The annoying thing is that I've mentioned this to both Heather and Kaena, about leaving the store so much and how I end up doing more of the closing duties when we're suppose to share them. And they've always brushed me off about it. The fucked up thing is that because I was a trainee, HEATHER AND KAENA WERE THE TWO I WAS SUPPOSE TO LOOK UP TO TO TRAIN ME! Isn't that hilarious? I think it is. I feel like I shouldn't have to bring it up to my manager or district manager because they're old enough to know what's wrong and right in the workplace and they should know what kind of behavior is appropriate. Plus, I know if I do, it's just more fuel for them to talk shit about me.
Obviously I'm in no mood to put up the song of the day, or Movies I Want To Watch Monday. But, Carrie does come to mind right now. That part when she kills everyone. :)

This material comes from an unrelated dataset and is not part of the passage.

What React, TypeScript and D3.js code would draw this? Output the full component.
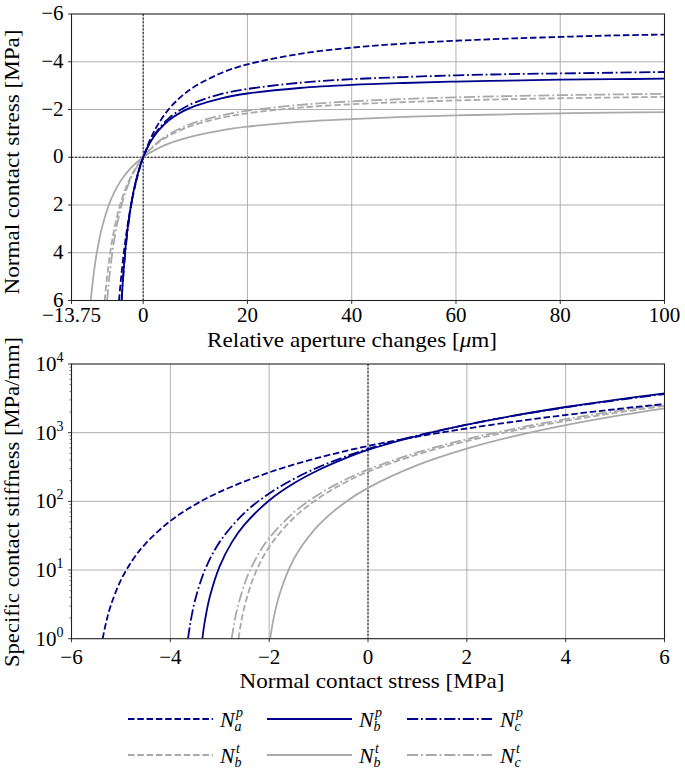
import React from "react";
import * as d3 from "d3";

const W = 685;
const H = 774;

// ---------- Top panel: relative aperture change [μm] vs normal contact stress [MPa]
const uNap = [-4.635, -4.218, -3.716, -3.101, -2.33, -1.866, -1.335, -0.72, -0.375, 0, 1, 2, 3, 5, 7.5, 10, 15, 20, 30, 40, 50, 60, 70, 80, 90, 100];
const sNap = [6, 5, 4, 3, 2, 1.5, 1, 0.5, 0.25, 0, -0.57, -1.04, -1.43, -2.04, -2.58, -2.98, -3.53, -3.89, -4.33, -4.59, -4.76, -4.88, -4.97, -5.04, -5.1, -5.14];

const uNbp = [-4.149, -3.851, -3.476, -2.991, -2.338, -1.92, -1.413, -0.789, -0.419, 0, 1, 2, 3, 5, 7.5, 10, 15, 20, 30, 40, 50, 60, 70, 80, 90, 100];
const sNbp = [6, 5, 4, 3, 2, 1.5, 1, 0.5, 0.25, 0, -0.48, -0.85, -1.14, -1.56, -1.91, -2.15, -2.47, -2.67, -2.9, -3.03, -3.11, -3.17, -3.21, -3.25, -3.27, -3.29];

const uNcp = [-4.124, -3.82, -3.439, -2.948, -2.294, -1.878, -1.378, -0.766, -0.405, 0, 1, 2, 3, 5, 7.5, 10, 15, 20, 30, 40, 50, 60, 70, 80, 90, 100];
const sNcp = [6, 5, 4, 3, 2, 1.5, 1, 0.5, 0.25, 0, -0.5, -0.89, -1.19, -1.65, -2.03, -2.3, -2.65, -2.86, -3.12, -3.27, -3.36, -3.43, -3.48, -3.51, -3.54, -3.57];

const uNbtDash = [-7.376, -6.917, -6.327, -5.538, -4.434, -3.696, -2.774, -1.586, -0.854, 0, 1, 2, 3, 5, 7.5, 10, 15, 20, 30, 40, 50, 60, 70, 80, 90, 100];
const sNbtDash = [6, 5, 4, 3, 2, 1.5, 1, 0.5, 0.25, 0, -0.25, -0.45, -0.63, -0.91, -1.17, -1.37, -1.65, -1.84, -2.08, -2.22, -2.31, -2.38, -2.43, -2.47, -2.5, -2.53];

const uNbtSolid = [-10.064, -9.561, -8.893, -7.967, -6.593, -5.623, -4.345, -2.583, -1.426, 0, 1, 2, 3, 5, 7.5, 10, 15, 20, 30, 40, 50, 60, 70, 80, 90, 100];
const sNbtSolid = [6, 5, 4, 3, 2, 1.5, 1, 0.5, 0.25, 0, -0.15, -0.27, -0.39, -0.58, -0.76, -0.91, -1.13, -1.28, -1.48, -1.6, -1.69, -1.75, -1.8, -1.84, -1.87, -1.89];

const uNct = [-6.912, -6.479, -5.923, -5.181, -4.144, -3.452, -2.589, -1.479, -0.796, 0, 1, 2, 3, 5, 7.5, 10, 15, 20, 30, 40, 50, 60, 70, 80, 90, 100];
const sNct = [6, 5, 4, 3, 2, 1.5, 1, 0.5, 0.25, 0, -0.26, -0.48, -0.67, -0.97, -1.25, -1.46, -1.75, -1.95, -2.19, -2.34, -2.44, -2.51, -2.56, -2.6, -2.63, -2.66];

// ---------- Bottom panel: normal contact stress [MPa] vs specific contact stiffness [MPa/mm]
const stNap = [-5.37, -5.3, -5.2, -5.0, -4.75, -4.5, -4, -3.5, -3, -2, -1, 0, 1, 2, 3, 4, 5, 6];
const kNap = [1, 1.72, 3.12, 7.13, 14.45, 24.3, 51.8, 89.5, 137.4, 264, 431.5, 640, 877, 1150, 1461, 1809, 2195, 2617];

const stNbp = [-3.352, -3.3, -3.2, -3.0, -2.75, -2.5, -2, -1.5, -1, -0.5, 0, 1, 2, 3, 4, 5, 6];
const kNbp = [1, 1.83, 4.11, 11.43, 25.7, 45.7, 102.9, 182.9, 285.7, 411.4, 560, 894.5, 1307, 1797, 2366, 3012, 3737];

const stNcp = [-3.642, -3.6, -3.5, -3.3, -3.0, -2.5, -2, -1.5, -1, -0.5, 0, 1, 2, 3, 4, 5, 6];
const kNcp = [1, 1.61, 3.62, 10.04, 25.7, 67.9, 130.1, 212.5, 314.9, 437.4, 580, 908, 1309, 1784, 2332, 2953, 3647];

const stNbtDash = [-2.62, -2.58, -2.5, -2.3, -2.0, -1.5, -1, -0.5, 0, 1, 2, 3, 4, 5, 6];
const kNbtDash = [1, 1.53, 2.92, 8.33, 21.65, 57.7, 111.1, 181.9, 270, 481.6, 754, 1087, 1481, 1936, 2452];

const stNbtSolid = [-1.98, -1.95, -1.9, -1.8, -1.6, -1.4, -1, -0.5, 0, 1, 2, 3, 4, 5, 6];
const kNbtSolid = [1, 1.38, 2.15, 4.2, 10.33, 19.2, 45, 92.5, 157, 337.6, 586.5, 903.8, 1289, 1743, 2265];

const stNct = [-2.758, -2.72, -2.65, -2.45, -2.2, -2.0, -1.5, -1, -0.5, 0, 1, 2, 3, 4, 5, 6];
const kNct = [1, 1.49, 2.65, 7.78, 18.0, 29.2, 69.1, 125.8, 199.5, 290, 514.7, 803.5, 1156, 1573, 2054, 2599];

// ---------- Ticks
const topXTicks = [-13.75, 0, 20, 40, 60, 80, 100];
const topXTickLabels = ["−13.75", "0", "20", "40", "60", "80", "100"];
const topYTicks = [-6, -4, -2, 0, 2, 4, 6];
const topYTickLabels = ["−6", "−4", "−2", "0", "2", "4", "6"];
const botXTicks = [-6, -4, -2, 0, 2, 4, 6];
const botXTickLabels = ["−6", "−4", "−2", "0", "2", "4", "6"];
const botYTicks = [1, 10, 100, 1000, 10000];
const botYExp = ["0", "1", "2", "3", "4"];

const BLUE = "#00008b";
const GRAY = "#a9a9a9";
const LW = 1.8;
const DASH = "6.5,2.8";
const DASHDOT = "11.2,2.8,1.8,2.8";
const FONT = "'Liberation Serif', 'DejaVu Serif', 'Times New Roman', serif";

type Series = { x: number[]; y: number[]; color: string; dash?: string };

const topSeries: Series[] = [
  { x: uNbtSolid, y: sNbtSolid, color: GRAY },
  { x: uNbtDash, y: sNbtDash, color: GRAY, dash: DASH },
  { x: uNct, y: sNct, color: GRAY, dash: DASHDOT },
  { x: uNap, y: sNap, color: BLUE, dash: DASH },
  { x: uNbp, y: sNbp, color: BLUE },
  { x: uNcp, y: sNcp, color: BLUE, dash: DASHDOT },
];

const botSeries: Series[] = [
  { x: stNbtSolid, y: kNbtSolid, color: GRAY },
  { x: stNbtDash, y: kNbtDash, color: GRAY, dash: DASH },
  { x: stNct, y: kNct, color: GRAY, dash: DASHDOT },
  { x: stNap, y: kNap, color: BLUE, dash: DASH },
  { x: stNbp, y: kNbp, color: BLUE },
  { x: stNcp, y: kNcp, color: BLUE, dash: DASHDOT },
];

const legendItems = [
  { sub: "a", sup: "p", color: BLUE, dash: DASH },
  { sub: "b", sup: "p", color: BLUE, dash: undefined },
  { sub: "c", sup: "p", color: BLUE, dash: DASHDOT },
  { sub: "b", sup: "t", color: GRAY, dash: DASH },
  { sub: "b", sup: "t", color: GRAY, dash: undefined },
  { sub: "c", sup: "t", color: GRAY, dash: DASHDOT },
];

const L = 71.5;
const R = 664.5;
const T1 = 14;
const B1 = 300.5;
const T2 = 364;
const B2 = 638.7;

export default function App() {
  const xTop = d3.scaleLinear().domain([-13.75, 100]).range([L, R]);
  const yTop = d3.scaleLinear().domain([-6, 6]).range([T1, B1]);
  const xBot = d3.scaleLinear().domain([-6, 6]).range([L, R]);
  const yBot = d3.scaleLog().domain([1, 10000]).range([B2, T2]);

  const lineTop = d3
    .line<[number, number]>()
    .x((d) => xTop(d[0]))
    .y((d) => yTop(d[1]))
    .curve(d3.curveCatmullRom.alpha(0.5));
  const lineBot = d3
    .line<[number, number]>()
    .x((d) => xBot(d[0]))
    .y((d) => yBot(d[1]))
    .curve(d3.curveCatmullRom.alpha(0.5));

  const minorTicks: number[] = [];
  for (let e = 0; e < 4; e++) for (let m = 2; m <= 9; m++) minorTicks.push(m * Math.pow(10, e));

  const gridColor = "#b0b0b0";
  const fs = 21;
  const txt = { fontFamily: FONT, fill: "#000" } as React.CSSProperties;

  return (
    <svg width={W} height={H} style={{ position: "absolute", left: 0, top: 0, background: "#fff", fontFamily: FONT }}>
      <defs>
        <clipPath id="c1">
          <rect x={L} y={T1} width={R - L} height={B1 - T1} />
        </clipPath>
        <clipPath id="c2">
          <rect x={L} y={T2} width={R - L} height={B2 - T2} />
        </clipPath>
      </defs>
      <rect x={0} y={0} width={W} height={H} fill="#fff" />

      {/* ---------- TOP PANEL ---------- */}
      <g>
        {topXTicks.slice(1).map((t) => (
          <line key={"gx" + t} x1={xTop(t)} x2={xTop(t)} y1={T1} y2={B1} stroke={gridColor} strokeWidth={1} />
        ))}
        {topYTicks.slice(1, -1).map((t) => (
          <line key={"gy" + t} x1={L} x2={R} y1={yTop(t)} y2={yTop(t)} stroke={gridColor} strokeWidth={1} />
        ))}
        <line x1={xTop(0)} x2={xTop(0)} y1={T1} y2={B1} stroke="#000" strokeWidth={0.9} strokeDasharray="2,1.6" />
        <line x1={L} x2={R} y1={yTop(0)} y2={yTop(0)} stroke="#000" strokeWidth={0.9} strokeDasharray="2,1.6" />
        <g clipPath="url(#c1)">
          {topSeries.map((s, i) => (
            <path
              key={i}
              d={lineTop(s.x.map((v, j) => [v, s.y[j]] as [number, number])) || ""}
              fill="none"
              stroke={s.color}
              strokeWidth={LW}
              strokeDasharray={s.dash}
            />
          ))}
        </g>
        <rect x={L} y={T1} width={R - L} height={B1 - T1} fill="none" stroke="#222" strokeWidth={1.1} />
        {topXTicks.map((t, i) => (
          <g key={"tx" + t}>
            <line x1={xTop(t)} x2={xTop(t)} y1={B1} y2={B1 + 3.5} stroke="#222" strokeWidth={0.9} />
            <text x={xTop(t)} y={B1 + 21.5} textAnchor="middle" fontSize={fs} style={txt}>
              {topXTickLabels[i]}
            </text>
          </g>
        ))}
        {topYTicks.map((t, i) => (
          <g key={"ty" + t}>
            <line x1={L - 3.5} x2={L} y1={yTop(t)} y2={yTop(t)} stroke="#222" strokeWidth={0.9} />
            <text x={L - 8} y={yTop(t) + 6} textAnchor="end" fontSize={fs} style={txt}>
              {topYTickLabels[i]}
            </text>
          </g>
        ))}
        <text x={352} y={B1 + 46.5} textAnchor="middle" fontSize={fs} style={txt} textLength={290} lengthAdjust="spacingAndGlyphs">
          Relative aperture changes [<tspan fontStyle="italic">μ</tspan>m]
        </text>
        <text
          transform={`translate(18.5, 162) rotate(-90)`}
          textAnchor="middle"
          fontSize={fs}
          style={txt}
          textLength={265}
          lengthAdjust="spacingAndGlyphs"
        >
          Normal contact stress [MPa]
        </text>
      </g>

      {/* ---------- BOTTOM PANEL ---------- */}
      <g>
        {botXTicks.slice(1, -1).map((t) => (
          <line key={"bgx" + t} x1={xBot(t)} x2={xBot(t)} y1={T2} y2={B2} stroke={gridColor} strokeWidth={1} />
        ))}
        {botYTicks.slice(1, -1).map((t) => (
          <line key={"bgy" + t} x1={L} x2={R} y1={yBot(t)} y2={yBot(t)} stroke={gridColor} strokeWidth={1} />
        ))}
        <line x1={xBot(0)} x2={xBot(0)} y1={T2} y2={B2} stroke="#000" strokeWidth={0.9} strokeDasharray="2,1.6" />
        <g clipPath="url(#c2)">
          {botSeries.map((s, i) => (
            <path
              key={i}
              d={lineBot(s.x.map((v, j) => [v, s.y[j]] as [number, number])) || ""}
              fill="none"
              stroke={s.color}
              strokeWidth={LW}
              strokeDasharray={s.dash}
            />
          ))}
        </g>
        <rect x={L} y={T2} width={R - L} height={B2 - T2} fill="none" stroke="#222" strokeWidth={1.1} />
        {botXTicks.map((t, i) => (
          <g key={"bx" + t}>
            <line x1={xBot(t)} x2={xBot(t)} y1={B2} y2={B2 + 3.5} stroke="#222" strokeWidth={0.9} />
            <text x={xBot(t)} y={B2 + 25} textAnchor="middle" fontSize={fs} style={txt}>
              {botXTickLabels[i]}
            </text>
          </g>
        ))}
        {minorTicks.map((t) => (
          <line key={"mt" + t} x1={L - 2} x2={L} y1={yBot(t)} y2={yBot(t)} stroke="#222" strokeWidth={0.6} />
        ))}
        {botYTicks.map((t, i) => (
          <g key={"by" + t}>
            <line x1={L - 3.5} x2={L} y1={yBot(t)} y2={yBot(t)} stroke="#222" strokeWidth={0.9} />
            <text x={L - 8} y={yBot(t) + 7} textAnchor="end" fontSize={fs} style={txt}>
              10
              <tspan dy={-9} fontSize={14}>
                {botYExp[i]}
              </tspan>
            </text>
          </g>
        ))}
        <text x={372} y={B2 + 49} textAnchor="middle" fontSize={fs} style={txt} textLength={265} lengthAdjust="spacingAndGlyphs">
          Normal contact stress [MPa]
        </text>
        <text
          transform={`translate(18.5, 502) rotate(-90)`}
          textAnchor="middle"
          fontSize={fs}
          style={txt}
          textLength={330}
          lengthAdjust="spacingAndGlyphs"
        >
          Specific contact stiffness [MPa/mm]
        </text>
      </g>

      {/* ---------- LEGEND ---------- */}
      {legendItems.map((it, i) => {
        const col = i % 3;
        const row = Math.floor(i / 3);
        const lx = [128, 267, 407][col];
        const ly = [719, 755][row];
        const tx = [220, 359, 500][col];
        return (
          <g key={"lg" + i}>
            <line x1={lx} x2={lx + 85} y1={ly} y2={ly} stroke={it.color} strokeWidth={LW + 0.2} strokeDasharray={it.dash} />
            <text x={tx} y={ly + 8} fontSize={22} fontStyle="italic" style={txt}>
              N
            </text>
            <text x={tx + 16} y={ly - 2} fontSize={14} fontStyle="italic" style={txt}>
              {it.sup}
            </text>
            <text x={tx + 14.5} y={ly + 12} fontSize={14} fontStyle="italic" style={txt}>
              {it.sub}
            </text>
          </g>
        );
      })}
    </svg>
  );
}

Ugh. Sorry I wasted this entire blog about how pissed off I am with these shitty ass workers I'm stuck with. I didn't really get to vent with TC, and I don't have anyone else to vent to. So it's back to my trusty internet blog :/ Anyways, I should sleep. And isn't it amusing: I work with Kaena tomorrow. And you can bet I'm bringing this up. Because I don't wanna be the stupid girl that pretends she doesn't know when people are talking about her behind her back. I confront people when there's a problem. And obviously there is one.

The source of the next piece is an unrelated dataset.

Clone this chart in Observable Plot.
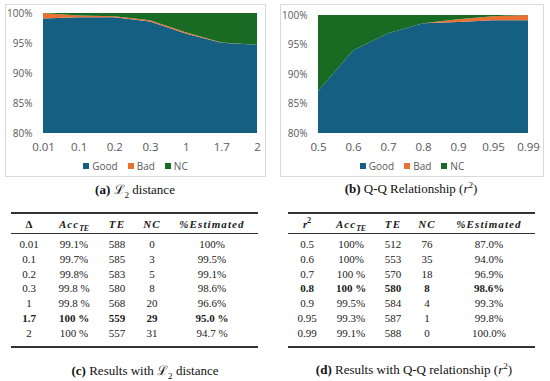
<!DOCTYPE html>
<html><head><meta charset="utf-8">
<script src="https://cdn.jsdelivr.net/npm/d3@7"></script>
<script src="https://cdn.jsdelivr.net/npm/@observablehq/plot@0.6"></script>
<style>
body{margin:0;background:#fff;}
#root{position:relative;width:550px;height:381px;overflow:hidden;}
.box{position:absolute;border:1px solid #d9d9d9;box-sizing:border-box;}
.plot{position:absolute;}
.legend{position:absolute;display:flex;justify-content:center;align-items:center;gap:0;font-family:"Open Sans",sans-serif;font-size:10px;color:#595959;height:12px;}
.legend .it{display:flex;align-items:center;margin:0 5px;}
.legend .sw{width:6px;height:6px;margin-right:3px;}
.cap{position:absolute;font-family:"Liberation Serif",serif;font-size:13px;color:#111;white-space:nowrap;transform:translate(-50%,-50%);}
.cell{position:absolute;font-family:"Liberation Serif",serif;font-size:11px;color:#1a1a1a;white-space:nowrap;transform:translate(-50%,-50%);}
.hd{font-weight:bold;}
.rule{position:absolute;background:#333;}
sub,sup{font-size:70%;line-height:0;}
</style></head><body><div id="root"></div>
<script>
// ---- chart data (percent of samples) ----
const series = ["Good", "Bad", "NC"];
const seriesColors = ["#156082", "#E97132", "#196B24"];
const yTicks = [80, 85, 90, 95, 100];

const l2Labels = ["0.01", "0.1", "0.2", "0.3", "1", "1.7", "2"];
const l2Good = [99.1, 99.3, 99.3, 98.6, 96.6, 95.05, 94.7];
const l2Bad  = [0.9, 0.3, 0.15, 0.2, 0.2, 0.05, 0.0];
const l2NC   = [0.0, 0.4, 0.55, 1.2, 3.2, 4.9, 5.3];

const qqLabels = ["0.5", "0.6", "0.7", "0.8", "0.9", "0.95", "0.99"];
const qqGood = [87.1, 94.0, 96.9, 98.6, 98.8, 99.1, 99.1];
const qqBad  = [0.0, 0.0, 0.0, 0.0, 0.5, 0.7, 0.9];
const qqNC   = [12.9, 6.0, 3.1, 1.4, 0.7, 0.2, 0.0];

// ---- table data ----
const cHeader = ["Δ", "Acc_TE", "TE", "NC", "%Estimated"];
const cDelta = l2Labels;
const cAcc = ["99.1%", "99.7%", "99.8%", "99.8 %", "99.8 %", "100 %", "100 %"];
const cTE = ["588", "585", "583", "580", "568", "559", "557"];
const cNC = ["0", "3", "5", "8", "20", "29", "31"];
const cEst = ["100%", "99.5%", "99.1%", "98.6%", "96.6%", "95.0 %", "94.7 %"];
const cBoldRow = 5;

const dR2 = qqLabels;
const dAcc = ["100%", "100%", "100 %", "100 %", "99.5%", "99.3%", "99.1%"];
const dTE = ["512", "553", "570", "580", "584", "587", "588"];
const dNC = ["76", "35", "18", "8", "4", "1", "0"];
const dEst = ["87.0%", "94.0%", "96.9%", "98.6%", "99.3%", "99.8%", "100.0%"];
const dBoldRow = 3;

const root = document.getElementById("root");

function el(tag, cls, style, html) {
  const e = document.createElement(tag);
  if (cls) e.className = cls;
  Object.assign(e.style, style || {});
  if (html != null) e.innerHTML = html;
  root.appendChild(e);
  return e;
}

function areaChart(labels, good, bad, nc, left, mTop, mRight) {
  const vals = [good, bad, nc];
  const data = [];
  series.forEach((s, k) => labels.forEach((l, i) => data.push({i, series: s, value: vals[k][i]})));
  const chart = Plot.plot({
    width: 270, height: 180,
    marginLeft: 43, marginRight: mRight, marginTop: mTop, marginBottom: 47,
    style: {fontFamily: "Open Sans, sans-serif", fontSize: "10px", color: "#595959", background: "transparent"},
    x: {domain: [0, labels.length - 1]},
    y: {domain: [80, 100]},
    color: {domain: series, range: seriesColors},
    marks: [
      Plot.areaY(data, {x: "i", y: "value", fill: "series", order: series, clip: true}),
      Plot.axisX({ticks: d3.range(labels.length), tickFormat: i => labels[i], tickSize: 0, tickPadding: 9, fontSize: 11.5, label: null}),
      Plot.axisY({ticks: yTicks, tickFormat: d => d + "%", tickSize: 0, tickPadding: 11, fontSize: 10, label: null})
    ]
  });
  chart.classList.add("plot");
  chart.style.left = left + "px";
  chart.style.top = "0px";
  root.appendChild(chart);
}

function legend(left, width) {
  const lg = el("div", "legend", {left: left + "px", width: width + "px", top: "160px"});
  series.forEach((s, k) => {
    const it = document.createElement("div");
    it.className = "it";
    it.innerHTML = `<span class="sw" style="background:${seriesColors[k]}"></span><span>${s}</span>`;
    lg.appendChild(it);
  });
}

// panel boxes
el("div", "box", {left: "5px", top: "4px", width: "261px", height: "173px"});
el("div", "box", {left: "280px", top: "4px", width: "264px", height: "173px"});

areaChart(l2Labels, l2Good, l2Bad, l2NC, 0, 13, 13);
areaChart(qqLabels, qqGood, qqBad, qqNC, 275, 15, 17);
legend(5, 261);
legend(280, 264);

el("div", "cap", {left: "135px", top: "189px"}, "<b>(a)</b> ℒ<sub>2</sub> distance");
el("div", "cap", {left: "411px", top: "189px"}, "<b>(b)</b> Q-Q Relationship (<i>r</i><sup>2</sup>)");

function headerHtml(h, first) {
  if (first) return h === "Δ" ? "Δ" : "<i>r</i><sup>2</sup>";
  if (h === "Acc_TE") return "<i style='letter-spacing:1px'>Acc</i><sub><i>TE</i></sub>";
  return `<i style="letter-spacing:1.1px">${h}</i>`;
}

function table(cols, colX, x0, x1, firstHeader, boldRow) {
  const yTop = 213, yMid = 233, yBot = 347, yHead = 224, row0 = 244, step = 14.83;
  el("div", "rule", {left: x0 + "px", top: (yTop - 0.7) + "px", width: (x1 - x0) + "px", height: "1.4px"});
  el("div", "rule", {left: x0 + "px", top: (yMid - 0.4) + "px", width: (x1 - x0) + "px", height: "0.8px"});
  el("div", "rule", {left: x0 + "px", top: (yBot - 0.7) + "px", width: (x1 - x0) + "px", height: "1.4px"});
  cHeader.forEach((h, j) => {
    el("div", "cell hd", {left: colX[j] + "px", top: yHead + "px"}, headerHtml(j === 0 ? firstHeader : h, j === 0));
  });
  cols.forEach((col, j) => col.forEach((v, i) => {
    const c = el("div", "cell", {left: colX[j] + "px", top: (row0 + i * step) + "px"}, v);
    if (i === boldRow) c.style.fontWeight = "bold";
  }));
}

table([cDelta, cAcc, cTE, cNC, cEst], [29, 74, 117, 152, 212], 11, 258, "Δ", cBoldRow);
table([dR2, dAcc, dTE, dNC, dEst], [307, 351, 393, 427, 489], 288, 535, "r2", dBoldRow);

el("div", "cap", {left: "145px", top: "370px"}, "<b>(c)</b> Results with ℒ<sub>2</sub> distance");
el("div", "cap", {left: "414px", top: "370px"}, "<b>(d)</b> Results with Q-Q relationship (<i>r</i><sup>2</sup>)");
</script></body></html>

Bitches don't know what they've gotten themselves into.
2 Comments:
Wow, your coworkers seem ridiculous. I would be pissed, too. Did you talk to them? What happened?
That bugs me. I'm a slacker when it comes to things that just effect me. But when I'm at work (or doing a group project or something of the sort), I always try my best to do my part because I'd be mad if someone was sticking me will all the work they didn't want to do.
Also, you probably shouldn't kill your coworkers. Now that you mentioned Carrie and how she kills everyone, it'd probably be considered premeditated murder. If you hadn't said that though, it'd just be murder, but you could claim 'extreme emotional distress' and probably just get sent to a rehab/therapy center instead of prison.
Haha, I watch a lot of crime shows.
your co-workers sound like such bitches. are they still in high school? that would partly explain their idiocy. I hate co-workers like that, who make you do all the work. I felt like that sometimes during conferences. I definitely wanted to accidentally throw some people off of balconies. Lately the biggest bitch in my life is my dad's wife, Joni. At Beth's bridal shower, Joni thought it would be a good idea to complain to everyone about how 'i only call my dad when i want something from him' because i asked him to drive elin to the airport with me, because it was an airport in new jersey and i'd never been there before, and no one wanted me to go alone. and he has a GPS system. she also said 'does he think he's a taxi service?' i have to see joni at the rehearsal dinner on friday, and at the wedding on sunday...and i really want to say something...but at the same time...ugh. i feel like i shouldn't. anyway...yeah. i totally get you.